Finding Grubville

We—my car and I—drove through Frumet, over Flucom Creek, past Tanglefoot and Melzo, Horine and Old Ditch. We crossed Skullbone Creek, and passed the ghosts of Moontown School, Mothershead School and the old Saint Joseph Hill Infirmary for Aged and Chronic Incurable Men.

Moving along the western perimeter of Jefferson County, my car zagged off Highway 30 down Route W, where we rubbed bumpers with the folks in Grubville at Joe Mama’s Hilltop Tavern. Cars parked bumper to bumper on both sides of this country road. We seized the only open parking spot beside the front porch where people sat around two tables framed by a pair of sleek Harley Davidsons. Near the group stood a deep fryer the size of an old tub washing machine. The cook and I greeted each other with mutual curiosity. He wondered who the hell I was. I wondered how I could politely partake in his Grubville cuisine.

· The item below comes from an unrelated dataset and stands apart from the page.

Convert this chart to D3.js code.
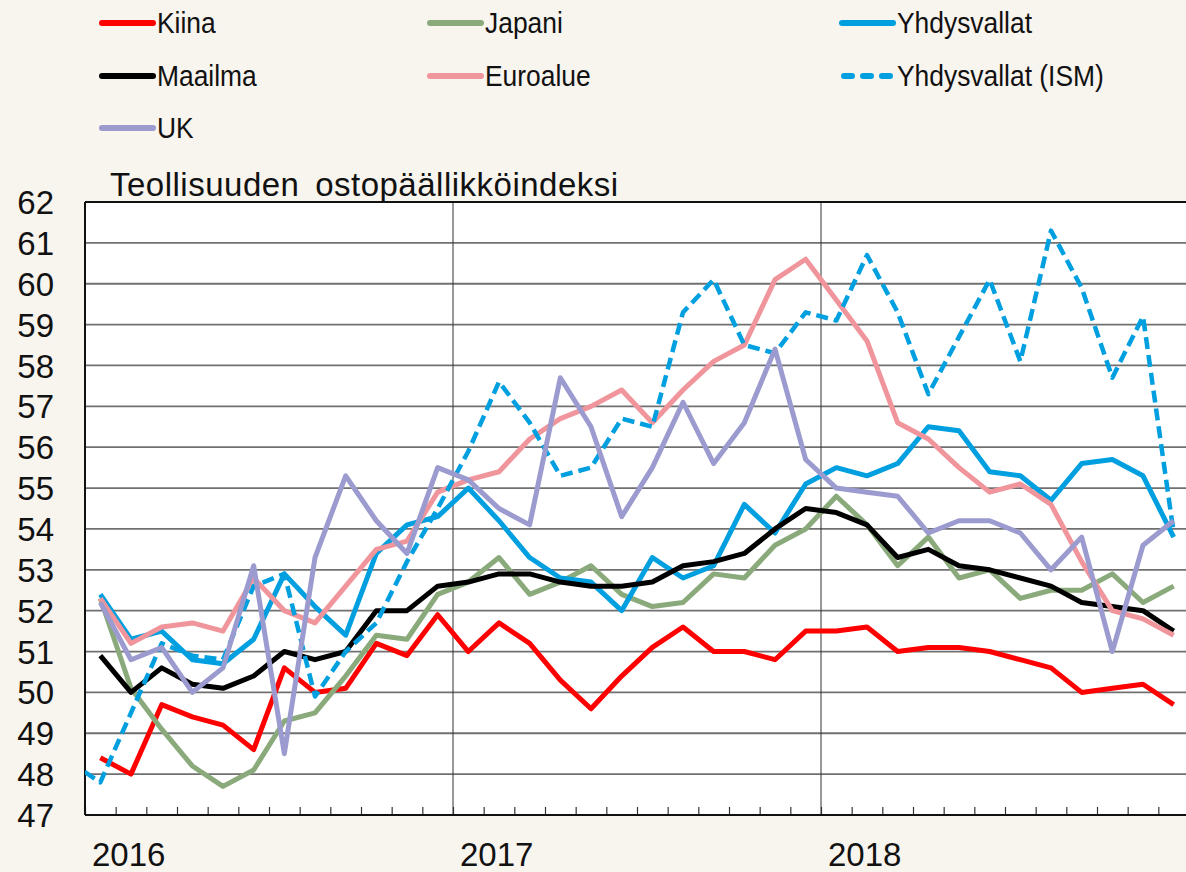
<!DOCTYPE html>
<html>
<head>
<meta charset="utf-8">
<script src="https://cdn.jsdelivr.net/npm/d3@7"></script>
<style>
  html, body { margin: 0; padding: 0; background: #f8f4ee; }
  svg { display: block; font-family: "Liberation Sans", Arial, sans-serif; }
</style>
</head>
<body>
<div id="chart"></div>
<script>
// Purchasing managers' index, monthly Jan 2016 – Dec 2018
const years = ['2016', '2017', '2018'];
const yTicks = d3.range(47, 63);

const kiina = [48.4, 48.0, 49.7, 49.4, 49.2, 48.6, 50.6, 50.0, 50.1, 51.2, 50.9, 51.9,
  51.0, 51.7, 51.2, 50.3, 49.6, 50.4, 51.1, 51.6, 51.0, 51.0, 50.8, 51.5,
  51.5, 51.6, 51.0, 51.1, 51.1, 51.0, 50.8, 50.6, 50.0, 50.1, 50.2, 49.7];
const japani = [52.3, 50.1, 49.1, 48.2, 47.7, 48.1, 49.3, 49.5, 50.4, 51.4, 51.3, 52.4,
  52.7, 53.3, 52.4, 52.7, 53.1, 52.4, 52.1, 52.2, 52.9, 52.8, 53.6, 54.0,
  54.8, 54.1, 53.1, 53.8, 52.8, 53.0, 52.3, 52.5, 52.5, 52.9, 52.2, 52.6];
const yhdysvallat = [52.4, 51.3, 51.5, 50.8, 50.7, 51.3, 52.9, 52.1, 51.4, 53.4, 54.1, 54.3,
  55.0, 54.2, 53.3, 52.8, 52.7, 52.0, 53.3, 52.8, 53.1, 54.6, 53.9, 55.1,
  55.5, 55.3, 55.6, 56.5, 56.4, 55.4, 55.3, 54.7, 55.6, 55.7, 55.3, 53.8];
const maailma = [50.9, 50.0, 50.6, 50.2, 50.1, 50.4, 51.0, 50.8, 51.0, 52.0, 52.0, 52.6,
  52.7, 52.9, 52.9, 52.7, 52.6, 52.6, 52.7, 53.1, 53.2, 53.4, 54.0, 54.5,
  54.4, 54.1, 53.3, 53.5, 53.1, 53.0, 52.8, 52.6, 52.2, 52.1, 52.0, 51.5];
const euroalue = [52.3, 51.2, 51.6, 51.7, 51.5, 52.8, 52.0, 51.7, 52.6, 53.5, 53.7, 54.9,
  55.2, 55.4, 56.2, 56.7, 57.0, 57.4, 56.6, 57.4, 58.1, 58.5, 60.1, 60.6,
  59.6, 58.6, 56.6, 56.2, 55.5, 54.9, 55.1, 54.6, 53.2, 52.0, 51.8, 51.4];
// ISM starts one month earlier (Dec 2015), clipped at the left edge
const ism = [48.3,
  47.8, 49.5, 51.2, 50.9, 50.8, 52.6, 52.9, 49.9, 51.0, 51.7, 53.2, 54.5,
  55.9, 57.6, 56.6, 55.3, 55.5, 56.7, 56.5, 59.3, 60.1, 58.5, 58.3, 59.3,
  59.1, 60.7, 59.3, 57.3, 58.7, 60.1, 58.1, 61.3, 59.9, 57.7, 59.2, 53.9];
const uk = [52.2, 50.8, 51.1, 50.0, 50.6, 53.1, 48.5, 53.3, 55.3, 54.2, 53.4, 55.5,
  55.2, 54.5, 54.1, 57.7, 56.5, 54.3, 55.5, 57.1, 55.6, 56.6, 58.4, 55.7,
  55.0, 54.9, 54.8, 53.9, 54.2, 54.2, 53.9, 53.0, 53.8, 51.0, 53.6, 54.2];

const series = [
  { name: 'Kiina', values: kiina, start: 0, color: '#ff0000' },
  { name: 'Japani', values: japani, start: 0, color: '#8aaa7c' },
  { name: 'Yhdysvallat', values: yhdysvallat, start: 0, color: '#009fe0' },
  { name: 'Maailma', values: maailma, start: 0, color: '#000000' },
  { name: 'Euroalue', values: euroalue, start: 0, color: '#f0959b' },
  { name: 'Yhdysvallat (ISM)', values: ism, start: -1, color: '#009fe0', dash: '12,6' },
  { name: 'UK', values: uk, start: 0, color: '#9b9bcf' }
];
// legend reads row by row, three per row
const legendOrder = ['Kiina', 'Japani', 'Yhdysvallat', 'Maailma', 'Euroalue', 'Yhdysvallat (ISM)', 'UK'];

const width = 1186, height = 872;
const plot = { left: 85, top: 202, right: 1189, bottom: 815 };

const svg = d3.select('#chart').append('svg')
  .attr('width', width)
  .attr('height', height);

svg.append('rect').attr('width', width).attr('height', height).attr('fill', '#f8f4ee');

const x = d3.scaleLinear().domain([0, 36]).range([plot.left, plot.right]);
const y = d3.scaleLinear().domain([47, 62]).range([plot.bottom, plot.top]);

svg.append('rect')
  .attr('x', plot.left).attr('y', plot.top)
  .attr('width', plot.right - plot.left).attr('height', plot.bottom - plot.top)
  .attr('fill', '#ffffff');

// Horizontal gridlines
svg.append('g')
  .selectAll('line')
  .data(yTicks.filter(t => t > 47 && t < 62))
  .join('line')
  .attr('x1', plot.left).attr('x2', plot.right)
  .attr('y1', d => y(d)).attr('y2', d => y(d))
  .attr('stroke', '#707070')
  .attr('stroke-width', 1.8);

// Year separators
svg.append('g')
  .selectAll('line')
  .data([12, 24])
  .join('line')
  .attr('x1', d => x(d)).attr('x2', d => x(d))
  .attr('y1', plot.top).attr('y2', plot.bottom)
  .attr('stroke', '#333')
  .attr('stroke-width', 1);

// Month ticks on the bottom axis, pointing up
const xAxis = d3.axisBottom(x)
  .tickValues(d3.range(0, 37))
  .tickSize(-8)
  .tickFormat('');
svg.append('g')
  .attr('transform', `translate(0,${plot.bottom})`)
  .call(xAxis)
  .call(g => g.select('.domain').remove())
  .call(g => g.selectAll('.tick line').attr('stroke', '#333').attr('stroke-width', 1.2));

// Frame: top, left, bottom
svg.append('line').attr('x1', plot.left).attr('x2', width).attr('y1', plot.top).attr('y2', plot.top)
  .attr('stroke', '#111').attr('stroke-width', 2);
svg.append('line').attr('x1', plot.left).attr('x2', width).attr('y1', plot.bottom).attr('y2', plot.bottom)
  .attr('stroke', '#111').attr('stroke-width', 2);
svg.append('line').attr('x1', plot.left).attr('x2', plot.left).attr('y1', plot.top).attr('y2', plot.bottom)
  .attr('stroke', '#111').attr('stroke-width', 2);

// Y labels
const yAxis = d3.axisLeft(y).tickValues(yTicks).tickSize(0).tickPadding(0);
svg.append('g')
  .attr('transform', `translate(54,0)`)
  .call(yAxis)
  .call(g => g.select('.domain').remove())
  .call(g => g.selectAll('text')
    .attr('font-size', 33)
    .attr('font-family', '"Liberation Sans", Arial, sans-serif')
    .attr('fill', '#111')
    .attr('dy', '0.35em'));

// Year labels
svg.append('g')
  .selectAll('text')
  .data(years)
  .join('text')
  .attr('x', (d, i) => x(i * 12) + 7)
  .attr('y', 866)
  .attr('font-size', 33)
  .attr('fill', '#111')
  .text(d => d);

// Title
svg.append('text')
  .attr('x', 110)
  .attr('y', 196)
  .attr('font-size', 33)
  .attr('letter-spacing', 0.5)
  .attr('word-spacing', 6)
  .attr('fill', '#111')
  .text('Teollisuuden ostopäällikköindeksi');

// Lines
svg.append('clipPath').attr('id', 'plot-clip')
  .append('rect')
  .attr('x', plot.left).attr('y', plot.top)
  .attr('width', plot.right - plot.left).attr('height', plot.bottom - plot.top);

const line = d3.line()
  .x(d => x(d.i + 0.5))
  .y(d => y(d.v));

svg.append('g')
  .attr('clip-path', 'url(#plot-clip)')
  .selectAll('path')
  .data(series)
  .join('path')
  .attr('d', s => line(s.values.map((v, k) => ({ i: s.start + k, v }))))
  .attr('fill', 'none')
  .attr('stroke', s => s.color)
  .attr('stroke-width', s => s.dash ? 4.5 : 5)
  .attr('stroke-dasharray', s => s.dash || null)
  .attr('stroke-linejoin', 'round');

// Legend
const legendCols = [102, 430, 842];
const legendRows = [23, 76, 128];
const legend = svg.append('g')
  .selectAll('g')
  .data(legendOrder.map(n => series.find(s => s.name === n)))
  .join('g')
  .attr('transform', (d, i) => `translate(${legendCols[i % 3]},${legendRows[Math.floor(i / 3)]})`);

legend.append('line')
  .attr('x1', d => d.dash ? 2 : 0).attr('x2', 51)
  .attr('stroke', d => d.color)
  .attr('stroke-width', 6)
  .attr('stroke-linecap', 'round')
  .attr('stroke-dasharray', d => d.dash ? '8,11' : null);

legend.append('text')
  .attr('transform', 'translate(55,10) scale(0.88,1)')
  .attr('font-size', 30)
  .attr('fill', '#111')
  .text(d => d.name);
</script>
</body>
</html>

“How much for some catfish?” I cut to the chase.

“No charge,” he startled me. “Buy a beer, get some food.” Fair enough. I tipped my cap and went inside.

This seemed to be a special occasion, but maybe the gathering was ritual in these remote hills, as families huddled together around four-top tables, taking turns refilling their plates from the mothership table spread thick with carry-in dishes. Home-grown tomatoes. Sliced cucumbers and onions. Baked beans.

Joe Mama’s is the real deal. They keep it simple, and except for big feeds like today, the tavern specializes in two basic food groups: cans or bottles.

The place was crowded. But then, from what I hear, it’s always crowded, this being the gathering place for miles around. There were no open seats at the bar, polished by the elbows of a dozen generations. Locals offered snippets of history about the place. It’s survived almost forty years with the same name. Used to be a gas station. Before that, it was a Model A showroom.

An old country tavern might cause kids to get bored fast. Yet the Grubville children were fully engaged in games of tag and hide-and-seek, buzzing through the crowd of adults like horse flies, not an iPhone in sight.